In crisis management, strategic intelligence on your opponent plays vital role in terms of making informed decision and taking calculated risk.

Walid Elmi is scared after realizing – the NAVY knows a lot about them.

Realizing the potential consequences of being known to the authorities, the pirates felt a growing sense of urgency to reconsider their position. This revelation had a profound impact on the dynamics of the hostage negotiation, altering the pirates’ mindset and potentially influencing the eventual outcome.

If you know the enemy and know yourself, you need not fear the result of a hundred battles. If you know yourself but not the enemy, for every victory gained you will also suffer a defeat. If you know neither the enemy nor yourself, you will succumb in every battle.

Sun Tzu

Focus on Survival

Phillips’ main objective throughout the ordeal is survival. He makes calculated moves and tries to stay calm under pressure. This teaches us the importance of staying focused on the primary goal – getting out alive.

Final Thought

This article examines the role of negotiation and conflict resolution in diffusing volatile situations. By analyzing the interactions between Captain Phillips and the pirates, readers gain a deeper understanding of the complexities involved in reaching peaceful resolutions amidst adversarial conditions.

Remember, it is a dramatization. Real-life hostage negotiation is a complex process. Hence, the article highlights the significance of preparation and training in crisis management. It underscores the importance of having robust protocols in place, as well as fostering a culture of readiness and resilience within organizations.
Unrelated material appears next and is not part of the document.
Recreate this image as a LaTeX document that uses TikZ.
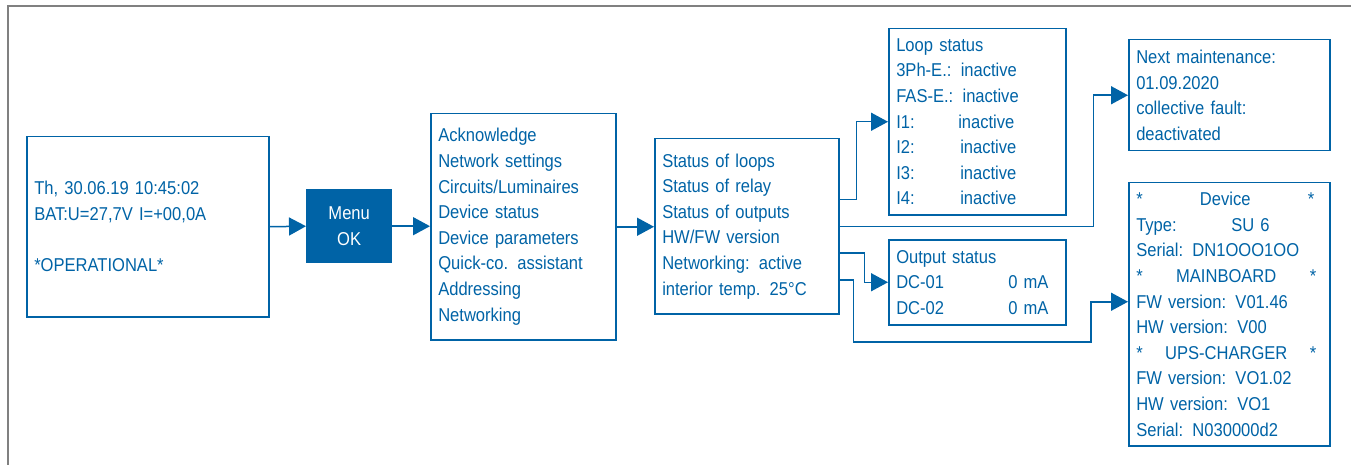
\documentclass[tikz,border=0pt]{standalone}
\usepackage{fontspec}
\setmainfont{Liberation Sans}[FakeStretch=0.89]
\usetikzlibrary{arrows.meta,calc}
\definecolor{ledblue}{RGB}{0,99,166}
\definecolor{framegray}{RGB}{128,128,128}
\newcommand\screenfont{\fontsize{18.6pt}{25.6pt}\selectfont\spaceskip=3.8pt plus 1pt minus 1pt\relax}
\tikzset{
  screen/.style = {
    draw=ledblue, line width=1.5pt, text=ledblue,
    anchor=north west, align=left, inner xsep=7.5pt, inner ysep=0pt,
    font=\screenfont
  },
  key/.style = {
    fill=ledblue, text=white, anchor=north west, align=center, inner sep=0pt,
    font=\screenfont
  },
  flow/.style = {draw=ledblue, line width=1.5pt, ->}
}
\tikzset{>={Triangle[length=17pt,width=18pt]}}

\begin{document}
\begin{tikzpicture}[x=1pt,y=-1pt]
  \useasboundingbox (0,0) rectangle (1351,465);
  % frame
  \draw[framegray, line width=1.5pt] (8,465) -- (8,6) -- (1351,6);
  % screens
  \node[screen, minimum width=242pt, minimum height=180pt, text width=227pt] (home) at (26,136)
    {Th, 30.06.19 10:45:02\\ BAT:U=27,7V I=+00,0A\\[25.6pt] *OPERATIONAL*};
  \node[key, minimum width=86pt, minimum height=74pt] (menu) at (306,189) {Menu\\ OK};
  \node[screen, minimum width=185pt, minimum height=226pt, text width=170pt] (main) at (430,113)
    {Acknowledge\\ Network settings\\ Circuits/Luminaires\\ Device status\\ Device parameters\\
     Quick-co. assistant\\ Addressing\\ Networking};
  \node[screen, minimum width=184pt, minimum height=175pt, text width=169pt] (info) at (654,138)
    {Status of loops\\ Status of relay\\ Status of outputs\\ HW/FW version\\
     Networking: active\\ interior temp. 25°C};
  \node[screen, minimum width=177pt, minimum height=186pt, text width=162pt] (loop) at (888,28)
    {Loop status\\ 3Ph-E.: inactive\\ FAS-E.: inactive\\ \makebox[62pt][l]{I1:}inactive\\
     \makebox[64pt][l]{I2:}inactive\\ \makebox[64pt][l]{I3:}inactive\\ \makebox[64pt][l]{I4:}inactive};
  \node[screen, minimum width=177pt, minimum height=85pt, text width=162pt] (out) at (888,239)
    {Output status\\ \makebox[112pt][l]{DC-01}0 mA\\ \makebox[112pt][l]{DC-02}0 mA};
  \node[screen, minimum width=201pt, minimum height=111pt, text width=186pt] (maint) at (1128,39)
    {Next maintenance:\\ 01.09.2020\\ collective fault:\\ deactivated};
  \node[screen, minimum width=201pt, minimum height=263pt, text width=186pt] (dev) at (1128,182)
    {\makebox[178pt]{*\hfill Device\hfill *}\\ \makebox[95pt][l]{Type:}SU 6\\ Serial: DN1OOO1OO\\
     \makebox[180pt]{*\hfill MAINBOARD\hfill *}\\ FW version: V01.46\\ HW version: V00\\
     \makebox[180pt]{*\hfill UPS-CHARGER\hfill *}\\ FW version: VO1.02\\ HW version: VO1\\
     Serial: N030000d2};
  % outlets of the info screen
  \coordinate (o1) at ($(info.east)+(0,-26.5)$);
  \coordinate (o3) at ($(info.east)+(0,26.5)$);
  \coordinate (o4) at ($(info.east)+(0,53.5)$);
  \coordinate (d1) at ($(dev.west)+(0,-12.5)$);
  % connectors
  \draw[flow] (home.east) -- (menu.west);
  \draw[flow] (menu.east) -- (main.west |- menu.east);
  \draw[flow] (main.east) -- (info.west |- main.east);
  \draw[flow] (o1) -- ++(17,0) |- (loop.west);
  \draw[flow] (info.east) -- ++(254,0) |- (maint.west);
  \draw[flow] (o3) -- ++(25,0) |- (out.west);
  \draw[flow] (o4) -- ++(14,0) |- ($(d1)+(-37,40)$) |- (d1);
\end{tikzpicture}
\end{document}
Ultimately, “Under Siege – Crisis Management Lessons from Captain Phillips” serves as a compelling exploration of the principles and practices essential for effectively managing crises. Whether in the boardroom or on the high seas, the insights gleaned from this cinematic saga are invaluable tools for navigating turbulent waters and emerging stronger on the other side.

References

Greengrass, P. (Director). (2013). Captain Phillips [Film]. Columbia Pictures.
Sunzi, & Giles, L. (2009). The Art of War (B. Sawyer, Trans.). Barnes & Noble Classics.